- **Task prompt**: Pictures aside, quote the whole listing exactly.

+ + + + +

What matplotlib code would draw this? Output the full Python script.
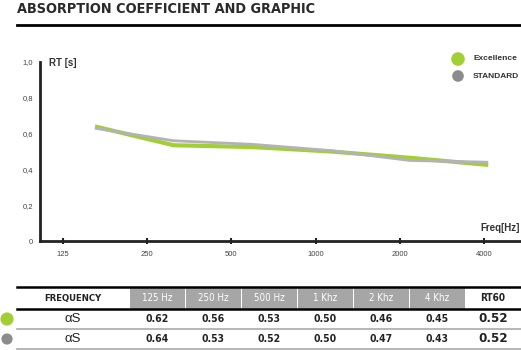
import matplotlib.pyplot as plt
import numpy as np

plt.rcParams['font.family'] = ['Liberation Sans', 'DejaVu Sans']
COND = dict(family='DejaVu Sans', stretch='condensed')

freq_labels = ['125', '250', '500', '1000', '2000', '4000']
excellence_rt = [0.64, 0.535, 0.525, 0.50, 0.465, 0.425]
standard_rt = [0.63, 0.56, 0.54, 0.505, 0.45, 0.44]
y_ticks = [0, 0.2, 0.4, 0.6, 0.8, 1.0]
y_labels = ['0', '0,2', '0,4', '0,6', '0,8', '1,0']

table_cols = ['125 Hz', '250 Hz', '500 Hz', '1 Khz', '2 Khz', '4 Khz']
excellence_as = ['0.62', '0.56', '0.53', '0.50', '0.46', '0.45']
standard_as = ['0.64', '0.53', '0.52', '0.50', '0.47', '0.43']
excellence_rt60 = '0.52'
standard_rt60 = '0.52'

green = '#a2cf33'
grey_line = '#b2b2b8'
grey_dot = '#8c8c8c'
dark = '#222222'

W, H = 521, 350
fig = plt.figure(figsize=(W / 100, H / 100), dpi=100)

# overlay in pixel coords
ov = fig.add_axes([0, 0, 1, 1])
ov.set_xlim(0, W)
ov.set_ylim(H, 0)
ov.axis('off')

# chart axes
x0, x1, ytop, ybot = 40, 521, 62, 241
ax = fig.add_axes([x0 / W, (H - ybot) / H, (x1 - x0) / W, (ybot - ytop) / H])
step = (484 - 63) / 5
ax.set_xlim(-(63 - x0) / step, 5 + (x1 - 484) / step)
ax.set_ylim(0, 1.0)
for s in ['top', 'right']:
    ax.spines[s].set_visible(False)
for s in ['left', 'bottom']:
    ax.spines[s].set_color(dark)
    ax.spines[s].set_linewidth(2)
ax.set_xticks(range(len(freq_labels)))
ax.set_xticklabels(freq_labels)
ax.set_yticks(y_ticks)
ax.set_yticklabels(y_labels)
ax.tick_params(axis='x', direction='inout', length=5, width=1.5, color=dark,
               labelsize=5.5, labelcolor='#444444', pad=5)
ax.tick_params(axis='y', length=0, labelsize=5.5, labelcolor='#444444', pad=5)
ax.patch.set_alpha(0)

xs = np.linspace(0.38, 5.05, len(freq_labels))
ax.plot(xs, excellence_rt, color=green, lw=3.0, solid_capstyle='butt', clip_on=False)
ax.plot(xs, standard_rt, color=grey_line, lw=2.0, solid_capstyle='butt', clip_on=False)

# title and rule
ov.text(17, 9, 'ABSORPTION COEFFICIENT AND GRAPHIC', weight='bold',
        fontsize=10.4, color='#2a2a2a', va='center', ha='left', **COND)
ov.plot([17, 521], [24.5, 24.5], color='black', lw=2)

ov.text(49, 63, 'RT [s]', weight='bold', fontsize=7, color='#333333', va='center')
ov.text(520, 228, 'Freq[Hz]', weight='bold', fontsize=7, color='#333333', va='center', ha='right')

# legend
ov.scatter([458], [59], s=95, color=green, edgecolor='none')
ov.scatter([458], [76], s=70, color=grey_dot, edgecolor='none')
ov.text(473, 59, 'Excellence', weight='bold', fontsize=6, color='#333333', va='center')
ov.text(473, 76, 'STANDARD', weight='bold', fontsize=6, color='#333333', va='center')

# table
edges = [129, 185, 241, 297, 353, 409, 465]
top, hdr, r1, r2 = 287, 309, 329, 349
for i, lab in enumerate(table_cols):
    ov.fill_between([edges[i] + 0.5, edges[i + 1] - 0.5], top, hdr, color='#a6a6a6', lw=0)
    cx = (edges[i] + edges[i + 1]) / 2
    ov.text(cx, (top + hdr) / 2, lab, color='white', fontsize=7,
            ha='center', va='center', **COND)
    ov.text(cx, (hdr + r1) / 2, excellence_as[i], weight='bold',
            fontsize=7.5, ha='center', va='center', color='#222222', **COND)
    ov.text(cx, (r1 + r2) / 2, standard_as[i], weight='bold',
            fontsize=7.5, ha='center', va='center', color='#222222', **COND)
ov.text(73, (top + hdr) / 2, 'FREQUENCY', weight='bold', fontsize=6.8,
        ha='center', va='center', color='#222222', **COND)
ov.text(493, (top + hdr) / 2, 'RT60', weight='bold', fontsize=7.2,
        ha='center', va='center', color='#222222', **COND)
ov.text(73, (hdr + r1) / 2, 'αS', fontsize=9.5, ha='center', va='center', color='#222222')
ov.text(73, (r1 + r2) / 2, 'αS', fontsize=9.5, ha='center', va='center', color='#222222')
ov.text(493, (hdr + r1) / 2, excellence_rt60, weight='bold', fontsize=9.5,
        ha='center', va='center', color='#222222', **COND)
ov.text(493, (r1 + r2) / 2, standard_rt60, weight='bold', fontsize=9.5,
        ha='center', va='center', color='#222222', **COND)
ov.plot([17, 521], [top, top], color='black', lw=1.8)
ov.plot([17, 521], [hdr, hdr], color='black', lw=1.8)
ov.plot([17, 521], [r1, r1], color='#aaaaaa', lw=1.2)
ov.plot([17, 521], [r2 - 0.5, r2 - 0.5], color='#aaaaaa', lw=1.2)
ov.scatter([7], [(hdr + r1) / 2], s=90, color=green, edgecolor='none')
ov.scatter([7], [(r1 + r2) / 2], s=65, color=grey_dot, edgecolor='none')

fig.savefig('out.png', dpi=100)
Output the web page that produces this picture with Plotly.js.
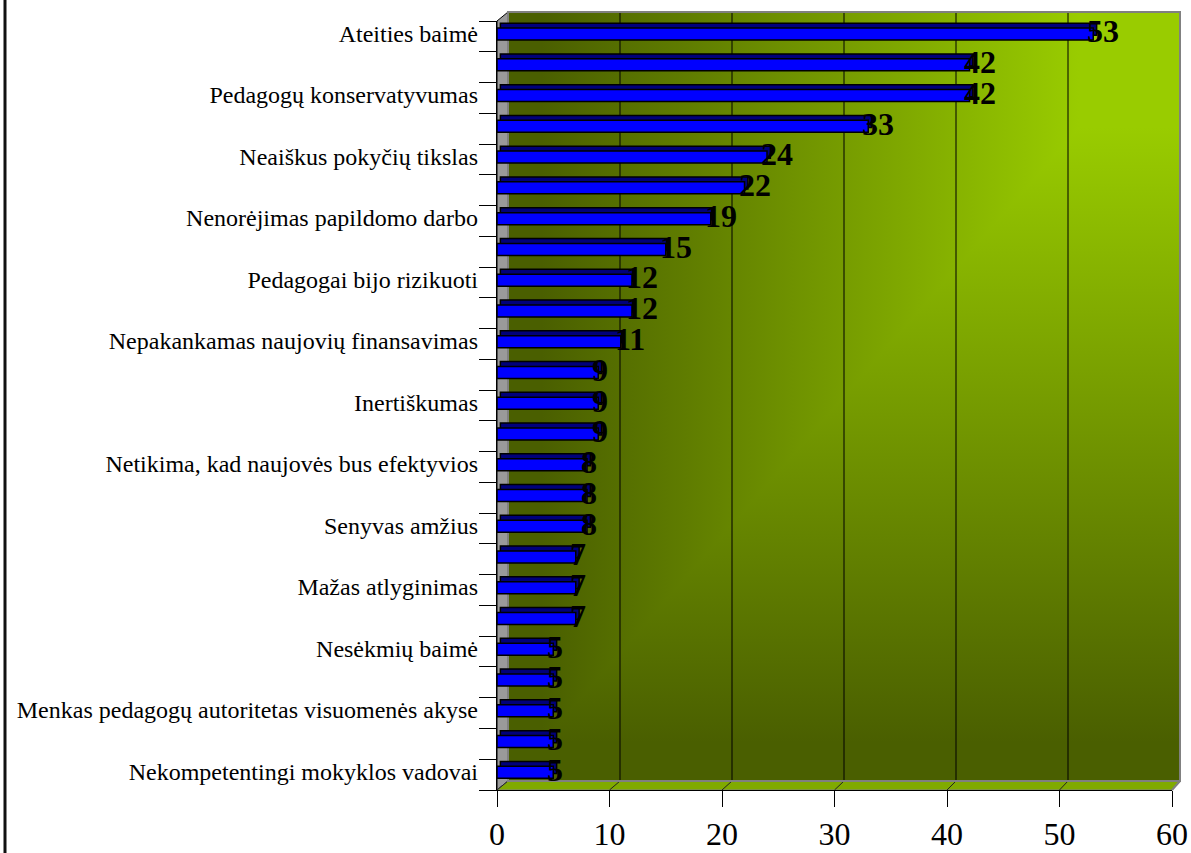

+ + + + +

- **Exercise answer**:
What matplotlib code would draw this? Output the full Python script.
import matplotlib.pyplot as plt
import numpy as np

plt.rcParams['font.family'] = ['Liberation Sans', 'DejaVu Sans']
COND = dict(family='DejaVu Sans', stretch='condensed')

freq_labels = ['125', '250', '500', '1000', '2000', '4000']
excellence_rt = [0.64, 0.535, 0.525, 0.50, 0.465, 0.425]
standard_rt = [0.63, 0.56, 0.54, 0.505, 0.45, 0.44]
y_ticks = [0, 0.2, 0.4, 0.6, 0.8, 1.0]
y_labels = ['0', '0,2', '0,4', '0,6', '0,8', '1,0']

table_cols = ['125 Hz', '250 Hz', '500 Hz', '1 Khz', '2 Khz', '4 Khz']
excellence_as = ['0.62', '0.56', '0.53', '0.50', '0.46', '0.45']
standard_as = ['0.64', '0.53', '0.52', '0.50', '0.47', '0.43']
excellence_rt60 = '0.52'
standard_rt60 = '0.52'

green = '#a2cf33'
grey_line = '#b2b2b8'
grey_dot = '#8c8c8c'
dark = '#222222'

W, H = 521, 350
fig = plt.figure(figsize=(W / 100, H / 100), dpi=100)

# overlay in pixel coords
ov = fig.add_axes([0, 0, 1, 1])
ov.set_xlim(0, W)
ov.set_ylim(H, 0)
ov.axis('off')

# chart axes
x0, x1, ytop, ybot = 40, 521, 62, 241
ax = fig.add_axes([x0 / W, (H - ybot) / H, (x1 - x0) / W, (ybot - ytop) / H])
step = (484 - 63) / 5
ax.set_xlim(-(63 - x0) / step, 5 + (x1 - 484) / step)
ax.set_ylim(0, 1.0)
for s in ['top', 'right']:
    ax.spines[s].set_visible(False)
for s in ['left', 'bottom']:
    ax.spines[s].set_color(dark)
    ax.spines[s].set_linewidth(2)
ax.set_xticks(range(len(freq_labels)))
ax.set_xticklabels(freq_labels)
ax.set_yticks(y_ticks)
ax.set_yticklabels(y_labels)
ax.tick_params(axis='x', direction='inout', length=5, width=1.5, color=dark,
               labelsize=5.5, labelcolor='#444444', pad=5)
ax.tick_params(axis='y', length=0, labelsize=5.5, labelcolor='#444444', pad=5)
ax.patch.set_alpha(0)

xs = np.linspace(0.38, 5.05, len(freq_labels))
ax.plot(xs, excellence_rt, color=green, lw=3.0, solid_capstyle='butt', clip_on=False)
ax.plot(xs, standard_rt, color=grey_line, lw=2.0, solid_capstyle='butt', clip_on=False)

# title and rule
ov.text(17, 9, 'ABSORPTION COEFFICIENT AND GRAPHIC', weight='bold',
        fontsize=10.4, color='#2a2a2a', va='center', ha='left', **COND)
ov.plot([17, 521], [24.5, 24.5], color='black', lw=2)

ov.text(49, 63, 'RT [s]', weight='bold', fontsize=7, color='#333333', va='center')
ov.text(520, 228, 'Freq[Hz]', weight='bold', fontsize=7, color='#333333', va='center', ha='right')

# legend
ov.scatter([458], [59], s=95, color=green, edgecolor='none')
ov.scatter([458], [76], s=70, color=grey_dot, edgecolor='none')
ov.text(473, 59, 'Excellence', weight='bold', fontsize=6, color='#333333', va='center')
ov.text(473, 76, 'STANDARD', weight='bold', fontsize=6, color='#333333', va='center')

# table
edges = [129, 185, 241, 297, 353, 409, 465]
top, hdr, r1, r2 = 287, 309, 329, 349
for i, lab in enumerate(table_cols):
    ov.fill_between([edges[i] + 0.5, edges[i + 1] - 0.5], top, hdr, color='#a6a6a6', lw=0)
    cx = (edges[i] + edges[i + 1]) / 2
    ov.text(cx, (top + hdr) / 2, lab, color='white', fontsize=7,
            ha='center', va='center', **COND)
    ov.text(cx, (hdr + r1) / 2, excellence_as[i], weight='bold',
            fontsize=7.5, ha='center', va='center', color='#222222', **COND)
    ov.text(cx, (r1 + r2) / 2, standard_as[i], weight='bold',
            fontsize=7.5, ha='center', va='center', color='#222222', **COND)
ov.text(73, (top + hdr) / 2, 'FREQUENCY', weight='bold', fontsize=6.8,
        ha='center', va='center', color='#222222', **COND)
ov.text(493, (top + hdr) / 2, 'RT60', weight='bold', fontsize=7.2,
        ha='center', va='center', color='#222222', **COND)
ov.text(73, (hdr + r1) / 2, 'αS', fontsize=9.5, ha='center', va='center', color='#222222')
ov.text(73, (r1 + r2) / 2, 'αS', fontsize=9.5, ha='center', va='center', color='#222222')
ov.text(493, (hdr + r1) / 2, excellence_rt60, weight='bold', fontsize=9.5,
        ha='center', va='center', color='#222222', **COND)
ov.text(493, (r1 + r2) / 2, standard_rt60, weight='bold', fontsize=9.5,
        ha='center', va='center', color='#222222', **COND)
ov.plot([17, 521], [top, top], color='black', lw=1.8)
ov.plot([17, 521], [hdr, hdr], color='black', lw=1.8)
ov.plot([17, 521], [r1, r1], color='#aaaaaa', lw=1.2)
ov.plot([17, 521], [r2 - 0.5, r2 - 0.5], color='#aaaaaa', lw=1.2)
ov.scatter([7], [(hdr + r1) / 2], s=90, color=green, edgecolor='none')
ov.scatter([7], [(r1 + r2) / 2], s=65, color=grey_dot, edgecolor='none')

fig.savefig('out.png', dpi=100)
Output the web page that produces this picture with Plotly.js.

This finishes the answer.